Overall Novelty Assessment

The paper introduces an Adaptive Width Neural Networks (AWNN) framework that learns layer width during training via gradient-based optimization. It resides in the 'Direct Width Parameterization' leaf of the taxonomy, which contains only three papers total. This leaf sits within the broader 'Dynamic Width Adaptation via Gradient-Based Optimization' branch, indicating a relatively sparse research direction compared to the more crowded discrete growth mechanisms elsewhere in the field. The small sibling set suggests this continuous, differentiable approach to width learning remains less explored than heuristic or error-triggered expansion methods.

The taxonomy reveals neighboring branches that tackle width adaptation through alternative paradigms. Adjacent leaves include 'Gradient-Informed Neuron Addition' (using singular value decomposition for initialization) and 'Functional Steepest Descent for Architecture Growth' (employing second-order optimization in metric spaces). These contrast with the paper's first-order backpropagation approach. The broader 'Dynamic Architecture Evolution via Discrete Growth Mechanisms' branch encompasses error-based neuron addition and reinforcement learning methods, highlighting a fundamental divide between continuous parameterization and discrete expansion rules. The paper's position emphasizes smooth, end-to-end optimization rather than threshold-triggered growth.
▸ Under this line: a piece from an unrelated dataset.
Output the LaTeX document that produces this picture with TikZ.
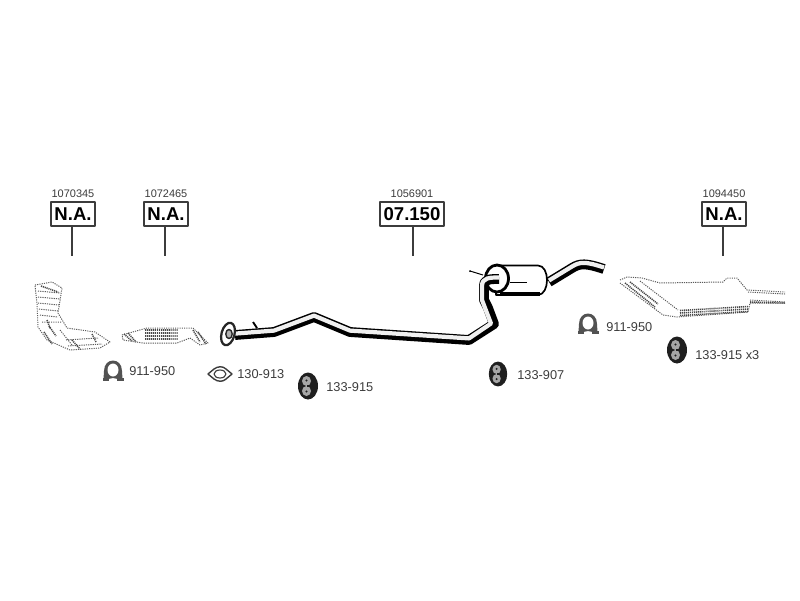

Among thirty candidates examined, the AWNN framework contribution shows two refutable candidates out of ten examined, while the soft ordering mechanism found zero refutations across ten candidates. Post-hoc truncation capabilities identified one refutable candidate among ten examined. The limited search scope means these statistics reflect top-K semantic matches rather than exhaustive coverage. The soft ordering contribution appears more distinctive within this sample, whereas the core framework and truncation features encounter some overlapping prior work. The relatively small candidate pool and sparse taxonomy leaf suggest the analysis captures a focused but not comprehensive view of related literature.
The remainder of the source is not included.